If not stressing about class, I would have been writing or reading or reading about writing. I would have been making fancier meals and more homemade bread. I would have been saying yes to more demands on my time outside the home. I would have been, frankly, wasting time watching movies or surfing the internet, the moral equivalent of bubble wrap. As Ken reminds me, I’m not always rational when it comes to time-management. But this stressful semester has forced me to make better choices and focus my priorities. It has also forced my kids to waste less of their time and listen to their own consciences because their mother, who used to think she had to hold everything together with her pestering and nagging and reminding, was temporarily out of the picture. They all expanded—grew up a bit—to fill in the gaps.

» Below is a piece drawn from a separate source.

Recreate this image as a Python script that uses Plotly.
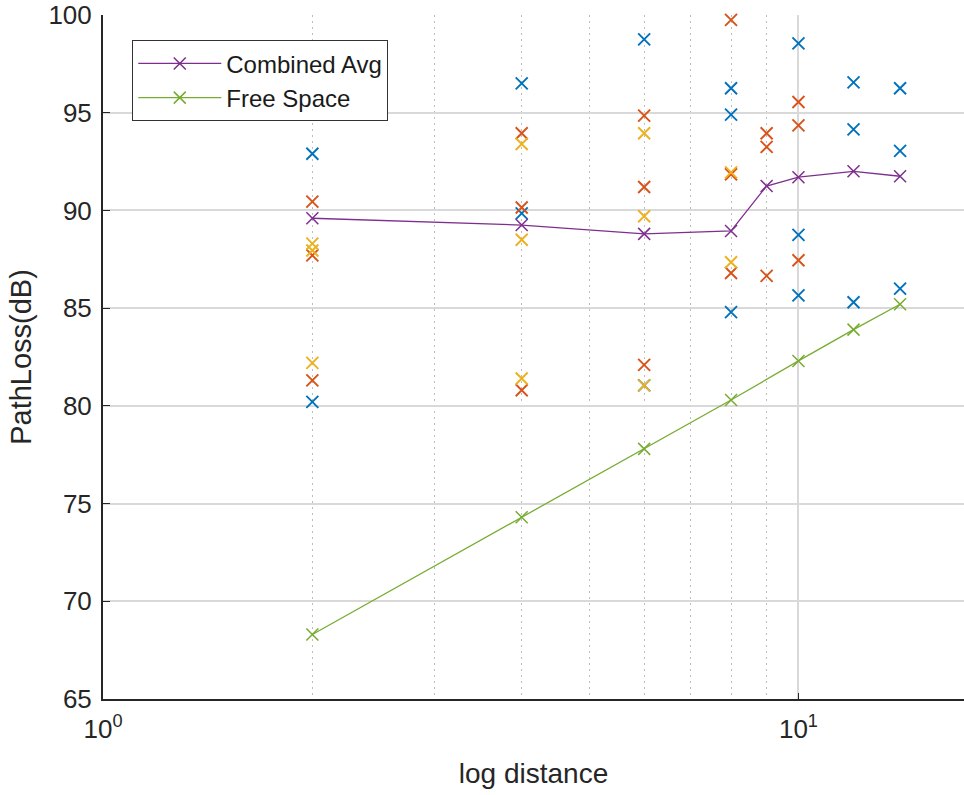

For the sake of my family, my marriage and my sanity, I’m glad the semester is almost over, but I also hope to maintain the feeling that every second is precious. And if choose to spend those seconds just hanging out with my kids doing “nothing,” at least I’ve learned how lucky I am to have that luxury.

Monday, April 19, 2010

Coming soon to this space

This week I'm finishing up the most insanely stressful semester of my life. No kidding. You know how every once in a while you have one of those super busy days where you don't have two extra minutes to rub together and you'd forget to breathe if your body didn't force you to? Well, I've just had 4 months of those. And it's been great, in an "at risk of losing my mind, good thing my poor children are learning to be FAR more independent, I need a trip to Europe when this is all over" kind of way. I'll have to write all about it. But in the meantime, I still have one last stack of papers to read, then one more final to inflict, and 150 exams to grade. Then I'll be fit as a fiddle and ready to blog. I just wanted to send out a bit of warning to my loyal reader(s) (however dwindled that group may be). Mom, ya still there?. I'll be back soon. Promise.